FOR IMMEDIATE RELEASE
INDIANAPOLIS — Mixed media artist Chris Dacre will bring his humorous, yet satirical depiction of the complexities of war to the IUPUI campus in January.
His “OH YEAH!” solo exhibit, featuring soft sculptures of military personal and equipment, screen-printed, surplus army tents, drones-printed kites, videos and audio recordings will run Jan. 16 to Feb. 16 at the Herron School of Art and Design.
Exhibit visitors in their 30s and 40s could have flashbacks to Saturday mornings spent watching “G.I. Joe” and other cartoons interrupted by commercials featuring the Kool-Aid Man breaking through walls and uttering “Oh yeah!”
In the Herron exhibit, “a big, soft sculpture tank and its driver — has replaced the Kool-Aid Man, breaking through a wall into a young boy’s room . . . while outside the room, life-sized sculptures of soldiers wage war,” Dacre said during a phone interview.
The subject of war has always fascinated the Denver-based artist who spent eight years in the U.S. Air Force before earning a bachelor’s degree in graphic design and a master of fine arts degree in studio art and printmaking.
“What interests me most about war, is the way that we recruit for, stockpile and wage it around the globe, oftentimes in the name of freedom and liberty or some other guise,” wrote Dacre in an online artist statement.
His goal for his art is to spark conversation about the realities of war and the military-industrial-entertainment complex which surrounds it. While he isn’t an expert in military history, his art, along with talks he gives based on his research, provide food for thought for exhibit goers.
“My job is to disseminate information that most people won’t get in everyday news. My art exhibit can become a platform to have a discussion about these issues,” Dacre said.
For example, the tank and its driver bring to mind the hundreds of inflatable tanks crafted for use in World War II. It provides an opportunity to discuss the little known history of the Ghost Army, a secret unit of soldier artists — including then budding fashion design Bill Blass — who employed the tanks and recorded sound effects to deceive enemy soldiers.

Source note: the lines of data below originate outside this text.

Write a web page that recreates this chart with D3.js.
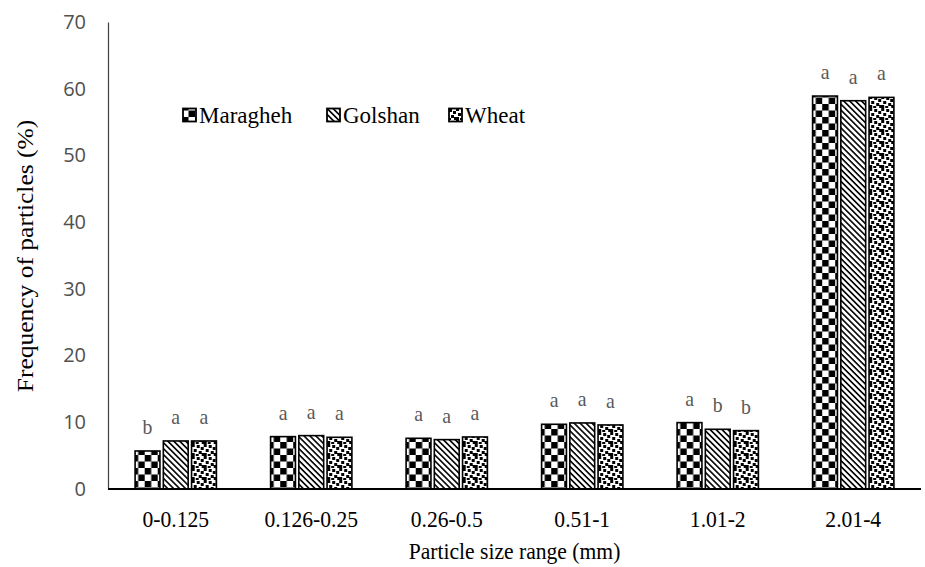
<!DOCTYPE html>
<html>
<head>
<meta charset="utf-8">
<script src="https://cdn.jsdelivr.net/npm/d3@7"></script>
<style>
  html, body { margin: 0; padding: 0; background: #fff; }
  svg { display: block; }
</style>
</head>
<body>
<svg id="chart" width="925" height="567"></svg>
<script>
// Particle size distribution by sample
const categories = ["0-0.125", "0.126-0.25", "0.26-0.5", "0.51-1", "1.01-2", "2.01-4"];
const seriesNames = ["Maragheh", "Golshan", "Wheat"];
const maragheh = [5.7, 7.85, 7.6, 9.7, 9.95, 58.9];
const golshan  = [7.2, 8.0, 7.4, 9.9, 8.95, 58.2];
const wheat    = [7.2, 7.75, 7.8, 9.6, 8.75, 58.7];
const letMaragheh = ["b", "a", "a", "a", "a", "a"];
const letGolshan  = ["a", "a", "a", "a", "b", "a"];
const letWheat    = ["a", "a", "a", "a", "b", "a"];
const yTicks = [0, 10, 20, 30, 40, 50, 60, 70];

const values = [maragheh, golshan, wheat];
const letters = [letMaragheh, letGolshan, letWheat];

const serif = "'Liberation Serif', 'Times New Roman', serif";
const squeeze = 0.9; // serif labels are set slightly condensed
const svg = d3.select("#chart");
const plotLeft = 108, plotRight = 921, plotTop = 22, plotBottom = 489;

const x = d3.scaleBand().domain(categories).range([plotLeft, plotRight])
  .paddingInner(0.35).paddingOuter(0.175);
const xs = d3.scaleBand().domain(seriesNames).range([0, x.bandwidth()]).padding(0.12);
const y = d3.scaleLinear().domain([0, 70]).range([plotBottom, plotTop]);

// Fill patterns
const defs = svg.append("defs");
const patIds = ["pat-check", "pat-diag", "pat-confetti"];

const pc = defs.append("pattern").attr("id", "pat-check")
  .attr("patternUnits", "userSpaceOnUse").attr("width", 13).attr("height", 13);
pc.append("rect").attr("width", 13).attr("height", 13).attr("fill", "#fff");
pc.append("rect").attr("width", 6.5).attr("height", 6.5).attr("fill", "#000");
pc.append("rect").attr("x", 6.5).attr("y", 6.5).attr("width", 6.5).attr("height", 6.5).attr("fill", "#000");

const pd = defs.append("pattern").attr("id", "pat-diag")
  .attr("patternUnits", "userSpaceOnUse").attr("width", 4.2).attr("height", 4.2)
  .attr("patternTransform", "rotate(45)");
pd.append("rect").attr("width", 4.2).attr("height", 4.2).attr("fill", "#fff");
pd.append("rect").attr("width", 4.2).attr("height", 1.6).attr("fill", "#000");

const pf = defs.append("pattern").attr("id", "pat-confetti")
  .attr("patternUnits", "userSpaceOnUse").attr("width", 12).attr("height", 12);
pf.append("rect").attr("width", 12).attr("height", 12).attr("fill", "#fff");
[[0, 0], [5, 1], [9, 3], [2, 5], [7, 7], [10, 9], [0, 9], [4, 10]].forEach(([a, b]) => {
  pf.append("rect").attr("x", a).attr("y", b).attr("width", 3).attr("height", 3).attr("fill", "#000");
});

// Y axis
const yAxis = svg.append("g").attr("transform", `translate(${plotLeft},0)`)
  .call(d3.axisLeft(y).tickValues(yTicks).tickSize(0).tickPadding(22));
yAxis.select(".domain").attr("stroke", "#404040").attr("stroke-width", 1.2);
yAxis.selectAll("text")
  .attr("font-family", "'Open Sans', 'Noto Sans', sans-serif")
  .attr("font-size", 20).attr("fill", "#505050");

// Bars
const groups = svg.append("g").selectAll("g")
  .data(categories).join("g")
  .attr("transform", d => `translate(${x(d)},0)`);

seriesNames.forEach((s, si) => {
  groups.append("rect")
    .attr("x", xs(s))
    .attr("width", xs.bandwidth())
    .attr("y", (d, i) => y(values[si][i]))
    .attr("height", (d, i) => y(0) - y(values[si][i]))
    .attr("fill", `url(#${patIds[si]})`)
    .attr("stroke", "#000").attr("stroke-width", 1.6);

  groups.append("text")
    .attr("transform", (d, i) =>
      `translate(${xs(s) + xs.bandwidth() / 2},${y(values[si][i]) - 17}) scale(${squeeze},1)`)
    .attr("text-anchor", "middle")
    .attr("font-family", serif)
    .attr("font-size", 22).attr("fill", "#595959")
    .text((d, i) => letters[si][i]);
});

// X axis
const xAxis = svg.append("g").attr("transform", `translate(0,${plotBottom})`)
  .call(d3.axisBottom(x).tickSize(0).tickPadding(21));
xAxis.select(".domain").attr("stroke", "#000").attr("stroke-width", 2)
  .attr("d", `M${plotLeft},0H${plotRight}`);
xAxis.selectAll("text")
  .attr("transform", `scale(${squeeze},1)`)
  .attr("font-family", serif)
  .attr("font-size", 24).attr("fill", "#000");

// Axis titles
svg.append("text")
  .attr("transform", `translate(${(plotLeft + plotRight) / 2},559) scale(${squeeze},1)`)
  .attr("text-anchor", "middle")
  .attr("font-family", serif)
  .attr("font-size", 24).attr("fill", "#000")
  .text("Particle size range (mm)");

svg.append("text")
  .attr("transform", `translate(33,256) rotate(-90) scale(1,${squeeze})`)
  .attr("text-anchor", "middle")
  .attr("font-family", serif)
  .attr("font-size", 25.5).attr("fill", "#000")
  .text("Frequency of particles (%)");

// Legend
const legendX = [183, 327, 449];
const legend = svg.append("g");
seriesNames.forEach((s, si) => {
  legend.append("rect")
    .attr("x", legendX[si]).attr("y", 108.5)
    .attr("width", 13).attr("height", 13)
    .attr("fill", `url(#${patIds[si]})`)
    .attr("stroke", "#000").attr("stroke-width", 1.8);
  legend.append("text")
    .attr("x", legendX[si] + 16).attr("y", 123)
    .attr("font-family", serif)
    .attr("font-size", 23).attr("fill", "#000")
    .text(s);
});
</script>
</body>
</html>
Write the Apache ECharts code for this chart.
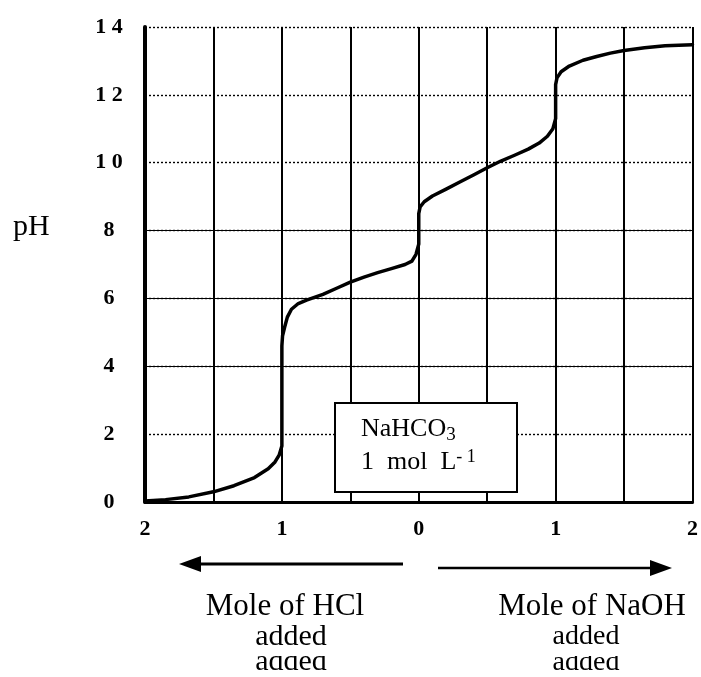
<!DOCTYPE html>
<html>
<head>
<meta charset="utf-8">
<script src="https://cdn.jsdelivr.net/npm/echarts@6/dist/echarts.min.js"></script>
<style>
html,body{margin:0;padding:0;background:#fff;}
#chart{width:701px;height:677px;}
</style>
</head>
<body>
<div id="chart"></div>
<script>
// x: moles of acid (negative, HCl) / base (positive, NaOH) added
const molesAdded = [-2, -1.85, -1.68, -1.5, -1.35, -1.2, -1.1, -1.05, -1.02, -1.0, -1.0, -0.995, -0.98, -0.96, -0.93, -0.88, -0.82, -0.7, -0.6, -0.5, -0.4, -0.3, -0.2, -0.1, -0.05, -0.02, 0, 0, 0.01, 0.04, 0.1, 0.2, 0.3, 0.4, 0.5, 0.6, 0.7, 0.8, 0.88, 0.94, 0.98, 1.0, 1.0, 1.01, 1.04, 1.1, 1.2, 1.3, 1.4, 1.5, 1.65, 1.8, 2.0];
const pHValues   = [0.03, 0.07, 0.15, 0.3, 0.48, 0.72, 0.98, 1.18, 1.38, 1.65, 4.6, 4.9, 5.15, 5.45, 5.68, 5.85, 5.95, 6.12, 6.3, 6.48, 6.63, 6.76, 6.88, 7.0, 7.1, 7.3, 7.6, 8.5, 8.7, 8.85, 9.02, 9.22, 9.43, 9.64, 9.85, 10.05, 10.22, 10.4, 10.58, 10.78, 11.0, 11.3, 12.3, 12.5, 12.68, 12.85, 13.02, 13.13, 13.23, 13.31, 13.39, 13.45, 13.48];
const xTickLabels = {'-2':'2', '-1':'1', '0':'0', '1':'1', '2':'2'};
const yTickLabels = {0:'0', 2:'2', 4:'4', 6:'6', 8:'8', 10:'1 0', 12:'1 2', 14:'1 4'};
const solidGridPH = [4, 6, 8];

const seriesData = molesAdded.map((x, i) => [x, pHValues[i]]);
const serif = '"Liberation Serif", "DejaVu Serif", serif';

const chart = echarts.init(document.getElementById('chart'));
chart.setOption({
  backgroundColor: '#fff',
  animation: false,
  grid: {left: 145, right: 2, top: 27, bottom: 175},
  xAxis: {
    type: 'value', min: -2, max: 2, interval: 0.5,
    axisLine: {show: true, onZero: false, lineStyle: {color: '#000', width: 3}},
    axisTick: {show: false},
    splitLine: {show: true, lineStyle: {color: '#000', width: 2}},
    axisLabel: {
      color: '#000', fontFamily: serif, fontWeight: 'bold', fontSize: 22, margin: 16,
      showMaxLabel: true, showMinLabel: true,
      formatter: v => (xTickLabels[String(v)] !== undefined ? xTickLabels[String(v)] : '')
    }
  },
  yAxis: {
    type: 'value', min: 0, max: 14, interval: 2,
    axisLine: {show: true, onZero: false, lineStyle: {color: '#000', width: 4}},
    axisTick: {show: false},
    splitLine: {show: true, lineStyle: {color: '#000', width: 1.4, type: [2, 2]}},
    axisLabel: {
      color: '#000', fontFamily: serif, fontWeight: 'bold', fontSize: 22, margin: 36, align: 'center',
      formatter: v => yTickLabels[v]
    }
  },
  series: [{
    type: 'line',
    data: seriesData,
    showSymbol: false,
    smooth: false,
    lineStyle: {color: '#000', width: 3.5, join: 'round', cap: 'round'},
    markLine: {
      silent: true, symbol: 'none', label: {show: false},
      lineStyle: {color: '#000', width: 1.2, type: 'solid'},
      data: solidGridPH.map(v => ({yAxis: v}))
    },
    z: 5
  }],
  graphic: [
    {type: 'text', left: 13, top: 212, style: {text: 'pH', font: '30px ' + serif, fill: '#000'}},
    // concentration box
    {type: 'rect', shape: {x: 335, y: 403, width: 182, height: 89}, style: {fill: '#fff', stroke: '#000', lineWidth: 2}, z: 10},
    {type: 'text', x: 361, y: 413, z: 11, style: {
      text: '{m|NaHCO}{s|3}\n{m|1  mol  L}{p|- 1}',
      rich: {
        m: {font: '26px ' + serif, fill: '#000', lineHeight: 33},
        s: {font: '19px ' + serif, fill: '#000', padding: [12, 0, 0, 0], lineHeight: 33},
        p: {font: '18px ' + serif, fill: '#000', padding: [0, 0, 10, 0], lineHeight: 33}
      }
    }},
    // arrows
    {type: 'line', shape: {x1: 403, y1: 564, x2: 195, y2: 564}, style: {stroke: '#000', lineWidth: 3}},
    {type: 'polygon', shape: {points: [[179, 564], [201, 556], [201, 572]]}, style: {fill: '#000'}},
    {type: 'line', shape: {x1: 438, y1: 568, x2: 655, y2: 568}, style: {stroke: '#000', lineWidth: 2.5}},
    {type: 'polygon', shape: {points: [[672, 568], [650, 560], [650, 576]]}, style: {fill: '#000'}},
    // axis captions
    {type: 'text', x: 285, y: 607, style: {text: 'Mole of HCl', font: '31px ' + serif, fill: '#000', align: 'center', verticalAlign: 'middle'}},
    {type: 'text', x: 291, y: 637, style: {text: 'added', font: '30px ' + serif, fill: '#000', align: 'center', verticalAlign: 'middle'}},
    {type: 'text', x: 592, y: 607, style: {text: 'Mole of NaOH', font: '31px ' + serif, fill: '#000', align: 'center', verticalAlign: 'middle'}},
    {type: 'text', x: 586, y: 637, style: {text: 'added', font: '28px ' + serif, fill: '#000', align: 'center', verticalAlign: 'middle'}},
    // clipped duplicate caption lines (scan artifact)
    {type: 'text', x: 291, y: 662, style: {text: 'added', font: '30px ' + serif, fill: '#000', align: 'center', verticalAlign: 'middle'}},
    {type: 'text', x: 586, y: 663, style: {text: 'added', font: '28px ' + serif, fill: '#000', align: 'center', verticalAlign: 'middle'}},
    {type: 'rect', shape: {x: 240, y: 649, width: 100, height: 7}, style: {fill: '#fff'}, z: 20},
    {type: 'rect', shape: {x: 540, y: 649, width: 95, height: 7}, style: {fill: '#fff'}, z: 20}
  ]
});
</script>
</body>
</html>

And many of the images of soldiers aren’t human in form. For example, the tank driver resembles a cartoon wolf. Making the players less human, serves to reduce the emotionalism often inherent in dialogue about war and violence, Dacre said.
“I try to take the human element out of it,” Dacre said. War “is a very depressing subject. I am trying to make it lighter . . . I am trying to make it easier for us to talk about it.”
While viewers could come away from the exhibit thinking that Dacre is either pro-war or a pacifist, the artist believes that those who are willing to come “with an open-mind and take some time to figure it out, they can see what I am trying to say.”
Part of the exhibit’s message is that in a world where wars are often fought over the rights to natural resources needed to fuel our transnational consumer culture, we all play a role in world conflicts, Dacre said.
Dacre’s work is in the permanent collections of Denver Art Museum, the Museum of Fine Arts, Boston; National Palace of Culture, Sofia, Bulgaria; Brazilian American Institute, Rio de Janeiro, Brazil; Museum of Texas Tech University, Lubbock, TX; and several other museums.
He has held exhibitions at numerous galleries and universities, including the Ohio University Art Gallery, the University of Wisconsin, and the LuLuBell Toy Bodega and Gallery, Tucson, Az., just to name a few.
“War will be a topic for me for a long time,” Dacre said. “I’m always learning something new that I can share.”